[Start of Collected material]

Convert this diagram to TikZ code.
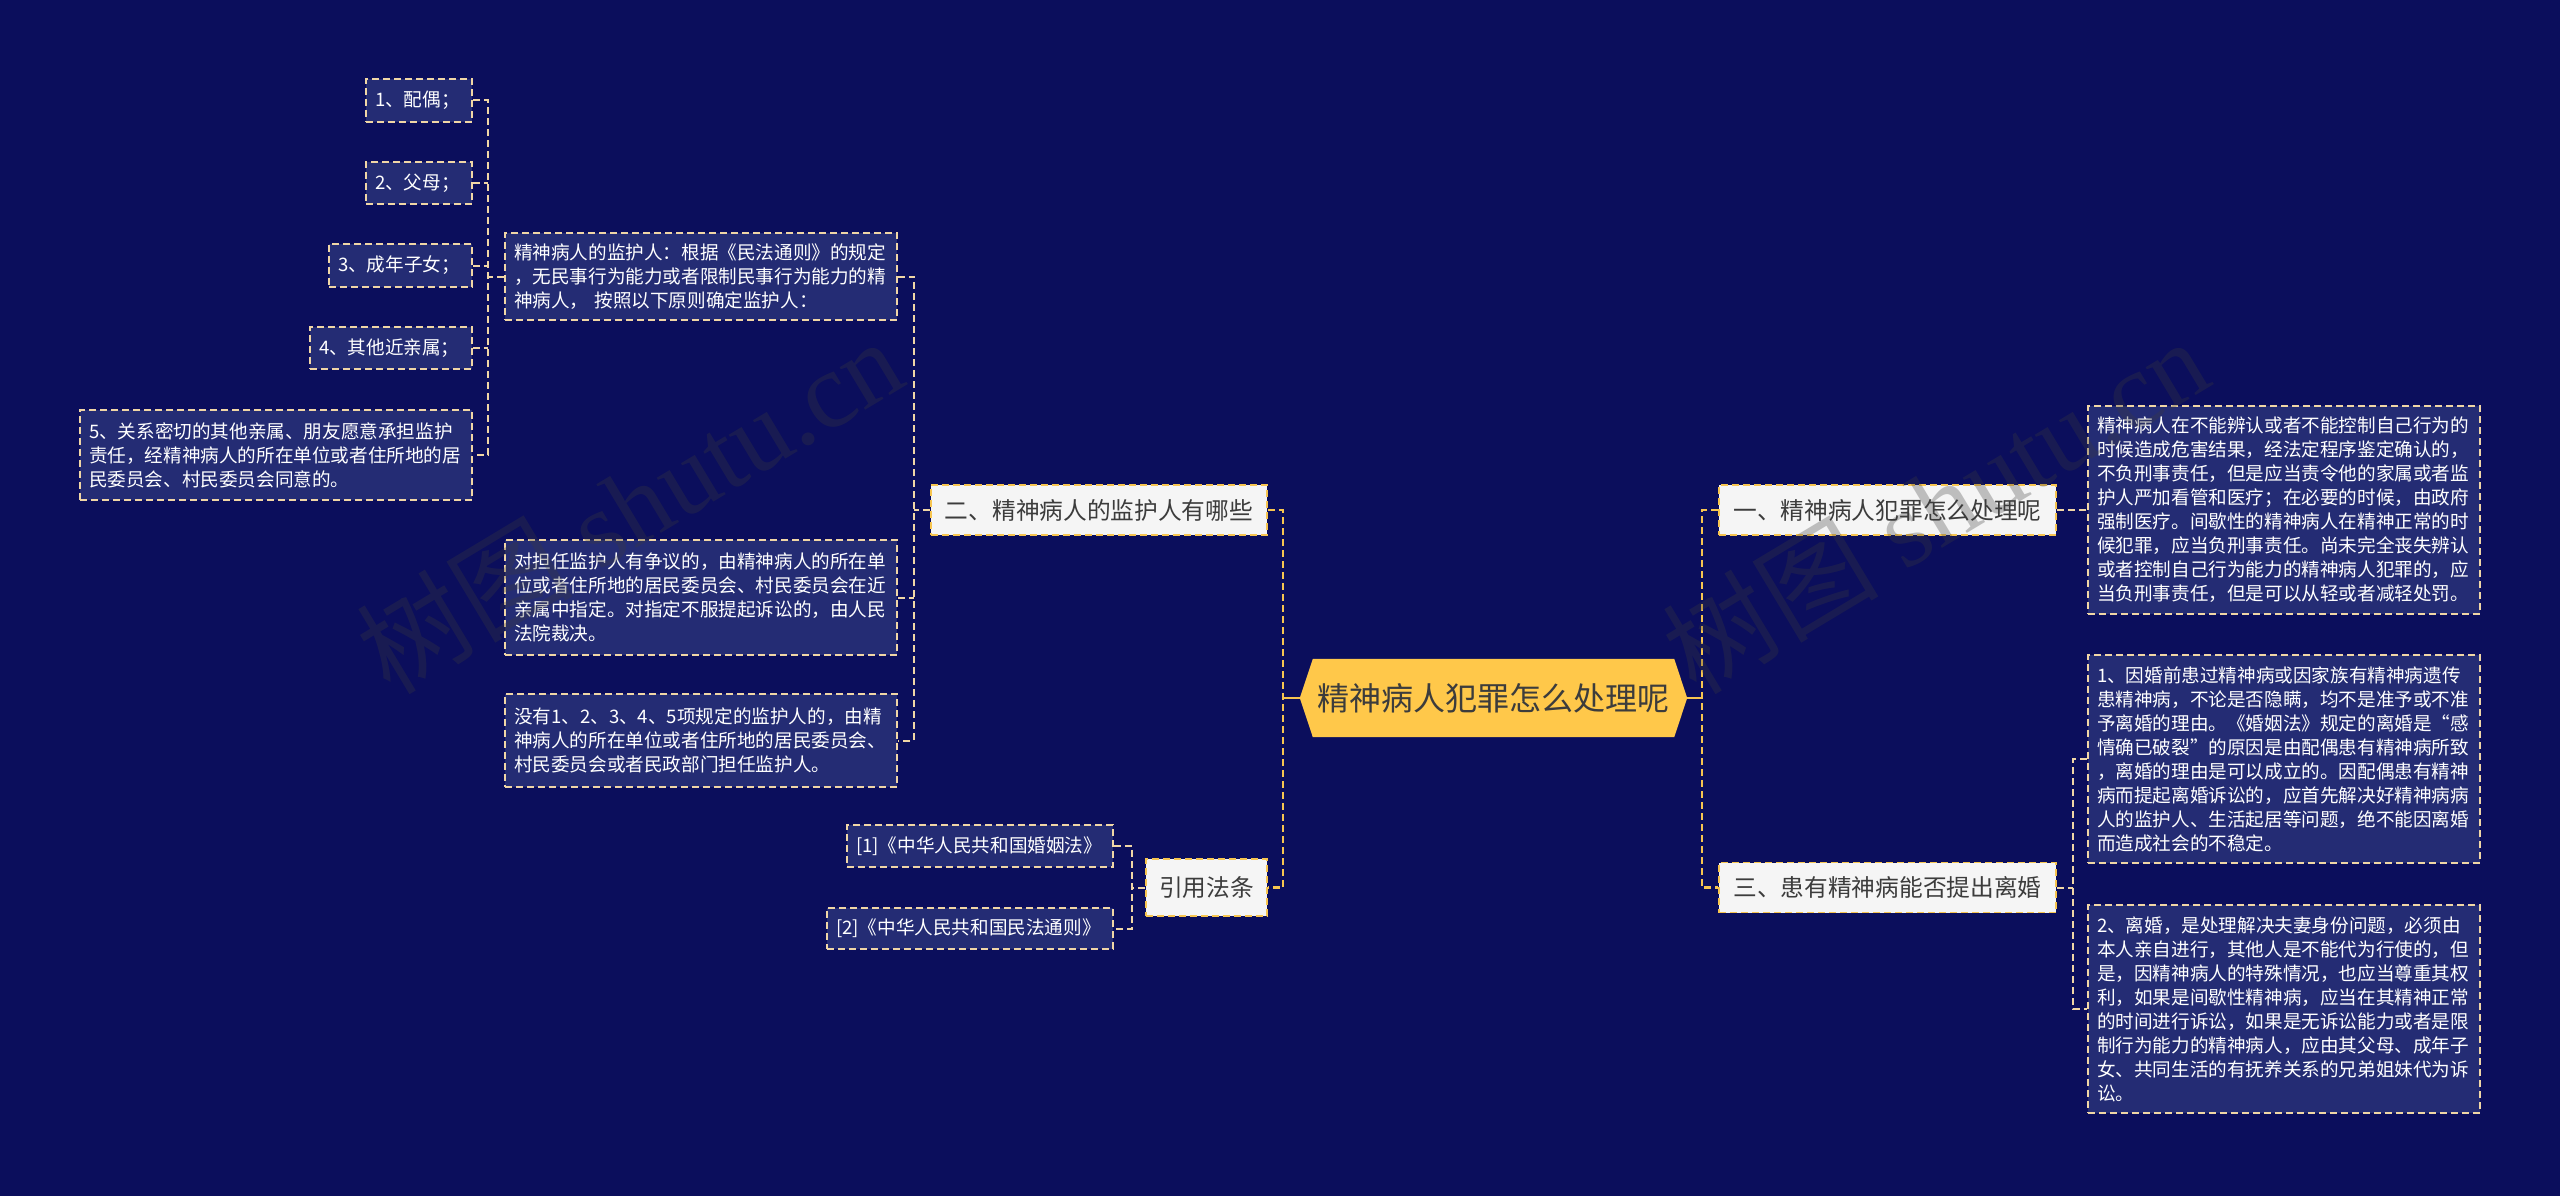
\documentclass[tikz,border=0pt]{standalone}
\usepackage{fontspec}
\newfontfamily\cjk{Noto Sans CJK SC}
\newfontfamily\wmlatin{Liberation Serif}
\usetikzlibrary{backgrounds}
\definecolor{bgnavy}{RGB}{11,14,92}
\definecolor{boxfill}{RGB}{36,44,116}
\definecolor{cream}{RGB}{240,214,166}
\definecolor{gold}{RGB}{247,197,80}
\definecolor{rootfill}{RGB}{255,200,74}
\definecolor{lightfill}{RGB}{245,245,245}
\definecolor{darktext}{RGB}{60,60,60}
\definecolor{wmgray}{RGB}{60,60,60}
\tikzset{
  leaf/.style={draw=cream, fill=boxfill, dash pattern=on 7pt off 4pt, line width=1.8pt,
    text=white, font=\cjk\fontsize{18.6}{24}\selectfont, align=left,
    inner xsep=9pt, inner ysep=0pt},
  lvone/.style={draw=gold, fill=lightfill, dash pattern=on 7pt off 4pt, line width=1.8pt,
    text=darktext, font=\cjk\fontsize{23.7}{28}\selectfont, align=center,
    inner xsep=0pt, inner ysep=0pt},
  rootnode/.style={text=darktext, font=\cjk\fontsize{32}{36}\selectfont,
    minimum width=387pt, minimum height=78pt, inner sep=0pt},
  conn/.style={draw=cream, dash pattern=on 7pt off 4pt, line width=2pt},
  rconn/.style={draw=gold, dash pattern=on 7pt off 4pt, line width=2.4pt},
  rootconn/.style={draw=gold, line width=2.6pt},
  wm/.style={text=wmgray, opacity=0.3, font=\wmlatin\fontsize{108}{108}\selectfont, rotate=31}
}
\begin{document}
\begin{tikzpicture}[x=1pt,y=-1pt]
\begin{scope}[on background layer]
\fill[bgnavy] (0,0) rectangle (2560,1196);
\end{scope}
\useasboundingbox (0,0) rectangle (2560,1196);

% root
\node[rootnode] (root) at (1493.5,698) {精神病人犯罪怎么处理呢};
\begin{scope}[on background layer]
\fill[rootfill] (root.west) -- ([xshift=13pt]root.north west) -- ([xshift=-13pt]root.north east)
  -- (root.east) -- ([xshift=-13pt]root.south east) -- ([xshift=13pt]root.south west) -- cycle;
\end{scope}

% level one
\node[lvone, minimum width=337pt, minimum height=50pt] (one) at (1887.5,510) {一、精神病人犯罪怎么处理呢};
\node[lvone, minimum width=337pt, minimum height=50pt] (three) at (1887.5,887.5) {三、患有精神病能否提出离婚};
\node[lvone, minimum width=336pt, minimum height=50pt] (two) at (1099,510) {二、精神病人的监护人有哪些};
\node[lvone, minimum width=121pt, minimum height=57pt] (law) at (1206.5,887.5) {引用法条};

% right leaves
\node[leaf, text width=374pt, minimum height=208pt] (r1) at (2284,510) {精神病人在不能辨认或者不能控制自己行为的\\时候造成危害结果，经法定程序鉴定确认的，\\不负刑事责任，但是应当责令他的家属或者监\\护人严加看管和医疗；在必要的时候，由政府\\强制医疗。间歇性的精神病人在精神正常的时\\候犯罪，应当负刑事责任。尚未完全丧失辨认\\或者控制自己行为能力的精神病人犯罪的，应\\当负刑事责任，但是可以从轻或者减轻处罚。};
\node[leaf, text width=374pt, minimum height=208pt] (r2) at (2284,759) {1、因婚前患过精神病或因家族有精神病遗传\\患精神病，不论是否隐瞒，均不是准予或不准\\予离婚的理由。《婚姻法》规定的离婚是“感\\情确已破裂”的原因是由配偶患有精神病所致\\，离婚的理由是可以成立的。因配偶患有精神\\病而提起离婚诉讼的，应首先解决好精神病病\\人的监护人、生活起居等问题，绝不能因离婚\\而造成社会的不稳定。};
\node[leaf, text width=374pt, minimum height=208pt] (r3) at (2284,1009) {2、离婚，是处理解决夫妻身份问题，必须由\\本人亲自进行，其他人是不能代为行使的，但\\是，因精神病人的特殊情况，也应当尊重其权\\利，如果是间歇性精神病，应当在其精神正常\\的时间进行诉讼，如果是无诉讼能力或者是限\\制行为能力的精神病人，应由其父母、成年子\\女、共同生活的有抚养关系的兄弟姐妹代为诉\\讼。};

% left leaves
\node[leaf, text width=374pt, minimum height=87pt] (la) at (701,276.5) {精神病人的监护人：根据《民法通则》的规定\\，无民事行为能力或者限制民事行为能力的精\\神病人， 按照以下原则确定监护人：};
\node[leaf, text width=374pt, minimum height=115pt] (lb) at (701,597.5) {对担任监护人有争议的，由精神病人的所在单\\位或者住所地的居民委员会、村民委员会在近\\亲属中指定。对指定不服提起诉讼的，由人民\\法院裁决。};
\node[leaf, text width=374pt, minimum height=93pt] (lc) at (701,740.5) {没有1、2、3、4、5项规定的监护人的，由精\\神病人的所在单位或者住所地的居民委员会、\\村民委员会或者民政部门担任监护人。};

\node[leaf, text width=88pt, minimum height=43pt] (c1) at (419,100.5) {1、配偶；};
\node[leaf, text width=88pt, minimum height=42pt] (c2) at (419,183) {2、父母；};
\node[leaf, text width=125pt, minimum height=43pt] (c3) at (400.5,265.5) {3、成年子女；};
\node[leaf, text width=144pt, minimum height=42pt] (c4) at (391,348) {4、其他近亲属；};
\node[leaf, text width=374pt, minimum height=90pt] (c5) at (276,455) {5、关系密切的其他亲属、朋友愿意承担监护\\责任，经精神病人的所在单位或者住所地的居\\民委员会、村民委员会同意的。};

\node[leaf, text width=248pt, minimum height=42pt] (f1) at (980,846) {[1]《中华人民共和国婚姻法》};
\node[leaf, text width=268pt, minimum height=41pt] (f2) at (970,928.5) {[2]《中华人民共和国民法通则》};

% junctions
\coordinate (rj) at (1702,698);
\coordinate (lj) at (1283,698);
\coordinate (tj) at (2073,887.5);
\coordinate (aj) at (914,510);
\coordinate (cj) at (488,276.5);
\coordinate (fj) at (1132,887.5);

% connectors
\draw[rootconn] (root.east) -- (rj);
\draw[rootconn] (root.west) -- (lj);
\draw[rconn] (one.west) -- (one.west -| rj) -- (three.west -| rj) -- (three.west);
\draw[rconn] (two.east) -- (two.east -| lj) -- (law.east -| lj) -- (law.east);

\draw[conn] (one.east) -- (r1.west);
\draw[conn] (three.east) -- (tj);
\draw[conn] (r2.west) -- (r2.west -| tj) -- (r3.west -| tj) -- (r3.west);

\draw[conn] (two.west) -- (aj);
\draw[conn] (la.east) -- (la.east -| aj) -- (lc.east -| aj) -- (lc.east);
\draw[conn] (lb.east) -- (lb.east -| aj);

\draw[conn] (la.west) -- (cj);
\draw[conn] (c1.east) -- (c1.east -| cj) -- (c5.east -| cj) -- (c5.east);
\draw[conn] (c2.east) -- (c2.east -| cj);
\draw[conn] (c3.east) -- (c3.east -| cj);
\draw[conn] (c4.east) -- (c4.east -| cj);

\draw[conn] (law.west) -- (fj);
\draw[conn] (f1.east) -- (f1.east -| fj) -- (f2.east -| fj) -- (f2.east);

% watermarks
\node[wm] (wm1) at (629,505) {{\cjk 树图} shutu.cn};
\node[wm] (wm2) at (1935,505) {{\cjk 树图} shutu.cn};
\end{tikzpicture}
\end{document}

[End of Collected material]

Work to do: Reproduce each line word for word and drop the pictures.

Exercise answer:
Convert this diagram to TikZ code.
\documentclass[tikz,border=0pt]{standalone}
\usepackage{fontspec}
\newfontfamily\cjk{Noto Sans CJK SC}
\newfontfamily\wmlatin{Liberation Serif}
\usetikzlibrary{backgrounds}
\definecolor{bgnavy}{RGB}{11,14,92}
\definecolor{boxfill}{RGB}{36,44,116}
\definecolor{cream}{RGB}{240,214,166}
\definecolor{gold}{RGB}{247,197,80}
\definecolor{rootfill}{RGB}{255,200,74}
\definecolor{lightfill}{RGB}{245,245,245}
\definecolor{darktext}{RGB}{60,60,60}
\definecolor{wmgray}{RGB}{60,60,60}
\tikzset{
  leaf/.style={draw=cream, fill=boxfill, dash pattern=on 7pt off 4pt, line width=1.8pt,
    text=white, font=\cjk\fontsize{18.6}{24}\selectfont, align=left,
    inner xsep=9pt, inner ysep=0pt},
  lvone/.style={draw=gold, fill=lightfill, dash pattern=on 7pt off 4pt, line width=1.8pt,
    text=darktext, font=\cjk\fontsize{23.7}{28}\selectfont, align=center,
    inner xsep=0pt, inner ysep=0pt},
  rootnode/.style={text=darktext, font=\cjk\fontsize{32}{36}\selectfont,
    minimum width=387pt, minimum height=78pt, inner sep=0pt},
  conn/.style={draw=cream, dash pattern=on 7pt off 4pt, line width=2pt},
  rconn/.style={draw=gold, dash pattern=on 7pt off 4pt, line width=2.4pt},
  rootconn/.style={draw=gold, line width=2.6pt},
  wm/.style={text=wmgray, opacity=0.3, font=\wmlatin\fontsize{108}{108}\selectfont, rotate=31}
}
\begin{document}
\begin{tikzpicture}[x=1pt,y=-1pt]
\begin{scope}[on background layer]
\fill[bgnavy] (0,0) rectangle (2560,1196);
\end{scope}
\useasboundingbox (0,0) rectangle (2560,1196);

% root
\node[rootnode] (root) at (1493.5,698) {精神病人犯罪怎么处理呢};
\begin{scope}[on background layer]
\fill[rootfill] (root.west) -- ([xshift=13pt]root.north west) -- ([xshift=-13pt]root.north east)
  -- (root.east) -- ([xshift=-13pt]root.south east) -- ([xshift=13pt]root.south west) -- cycle;
\end{scope}

% level one
\node[lvone, minimum width=337pt, minimum height=50pt] (one) at (1887.5,510) {一、精神病人犯罪怎么处理呢};
\node[lvone, minimum width=337pt, minimum height=50pt] (three) at (1887.5,887.5) {三、患有精神病能否提出离婚};
\node[lvone, minimum width=336pt, minimum height=50pt] (two) at (1099,510) {二、精神病人的监护人有哪些};
\node[lvone, minimum width=121pt, minimum height=57pt] (law) at (1206.5,887.5) {引用法条};

% right leaves
\node[leaf, text width=374pt, minimum height=208pt] (r1) at (2284,510) {精神病人在不能辨认或者不能控制自己行为的\\时候造成危害结果，经法定程序鉴定确认的，\\不负刑事责任，但是应当责令他的家属或者监\\护人严加看管和医疗；在必要的时候，由政府\\强制医疗。间歇性的精神病人在精神正常的时\\候犯罪，应当负刑事责任。尚未完全丧失辨认\\或者控制自己行为能力的精神病人犯罪的，应\\当负刑事责任，但是可以从轻或者减轻处罚。};
\node[leaf, text width=374pt, minimum height=208pt] (r2) at (2284,759) {1、因婚前患过精神病或因家族有精神病遗传\\患精神病，不论是否隐瞒，均不是准予或不准\\予离婚的理由。《婚姻法》规定的离婚是“感\\情确已破裂”的原因是由配偶患有精神病所致\\，离婚的理由是可以成立的。因配偶患有精神\\病而提起离婚诉讼的，应首先解决好精神病病\\人的监护人、生活起居等问题，绝不能因离婚\\而造成社会的不稳定。};
\node[leaf, text width=374pt, minimum height=208pt] (r3) at (2284,1009) {2、离婚，是处理解决夫妻身份问题，必须由\\本人亲自进行，其他人是不能代为行使的，但\\是，因精神病人的特殊情况，也应当尊重其权\\利，如果是间歇性精神病，应当在其精神正常\\的时间进行诉讼，如果是无诉讼能力或者是限\\制行为能力的精神病人，应由其父母、成年子\\女、共同生活的有抚养关系的兄弟姐妹代为诉\\讼。};

% left leaves
\node[leaf, text width=374pt, minimum height=87pt] (la) at (701,276.5) {精神病人的监护人：根据《民法通则》的规定\\，无民事行为能力或者限制民事行为能力的精\\神病人， 按照以下原则确定监护人：};
\node[leaf, text width=374pt, minimum height=115pt] (lb) at (701,597.5) {对担任监护人有争议的，由精神病人的所在单\\位或者住所地的居民委员会、村民委员会在近\\亲属中指定。对指定不服提起诉讼的，由人民\\法院裁决。};
\node[leaf, text width=374pt, minimum height=93pt] (lc) at (701,740.5) {没有1、2、3、4、5项规定的监护人的，由精\\神病人的所在单位或者住所地的居民委员会、\\村民委员会或者民政部门担任监护人。};

\node[leaf, text width=88pt, minimum height=43pt] (c1) at (419,100.5) {1、配偶；};
\node[leaf, text width=88pt, minimum height=42pt] (c2) at (419,183) {2、父母；};
\node[leaf, text width=125pt, minimum height=43pt] (c3) at (400.5,265.5) {3、成年子女；};
\node[leaf, text width=144pt, minimum height=42pt] (c4) at (391,348) {4、其他近亲属；};
\node[leaf, text width=374pt, minimum height=90pt] (c5) at (276,455) {5、关系密切的其他亲属、朋友愿意承担监护\\责任，经精神病人的所在单位或者住所地的居\\民委员会、村民委员会同意的。};

\node[leaf, text width=248pt, minimum height=42pt] (f1) at (980,846) {[1]《中华人民共和国婚姻法》};
\node[leaf, text width=268pt, minimum height=41pt] (f2) at (970,928.5) {[2]《中华人民共和国民法通则》};

% junctions
\coordinate (rj) at (1702,698);
\coordinate (lj) at (1283,698);
\coordinate (tj) at (2073,887.5);
\coordinate (aj) at (914,510);
\coordinate (cj) at (488,276.5);
\coordinate (fj) at (1132,887.5);

% connectors
\draw[rootconn] (root.east) -- (rj);
\draw[rootconn] (root.west) -- (lj);
\draw[rconn] (one.west) -- (one.west -| rj) -- (three.west -| rj) -- (three.west);
\draw[rconn] (two.east) -- (two.east -| lj) -- (law.east -| lj) -- (law.east);

\draw[conn] (one.east) -- (r1.west);
\draw[conn] (three.east) -- (tj);
\draw[conn] (r2.west) -- (r2.west -| tj) -- (r3.west -| tj) -- (r3.west);

\draw[conn] (two.west) -- (aj);
\draw[conn] (la.east) -- (la.east -| aj) -- (lc.east -| aj) -- (lc.east);
\draw[conn] (lb.east) -- (lb.east -| aj);

\draw[conn] (la.west) -- (cj);
\draw[conn] (c1.east) -- (c1.east -| cj) -- (c5.east -| cj) -- (c5.east);
\draw[conn] (c2.east) -- (c2.east -| cj);
\draw[conn] (c3.east) -- (c3.east -| cj);
\draw[conn] (c4.east) -- (c4.east -| cj);

\draw[conn] (law.west) -- (fj);
\draw[conn] (f1.east) -- (f1.east -| fj) -- (f2.east -| fj) -- (f2.east);

% watermarks
\node[wm] (wm1) at (629,505) {{\cjk 树图} shutu.cn};
\node[wm] (wm2) at (1935,505) {{\cjk 树图} shutu.cn};
\end{tikzpicture}
\end{document}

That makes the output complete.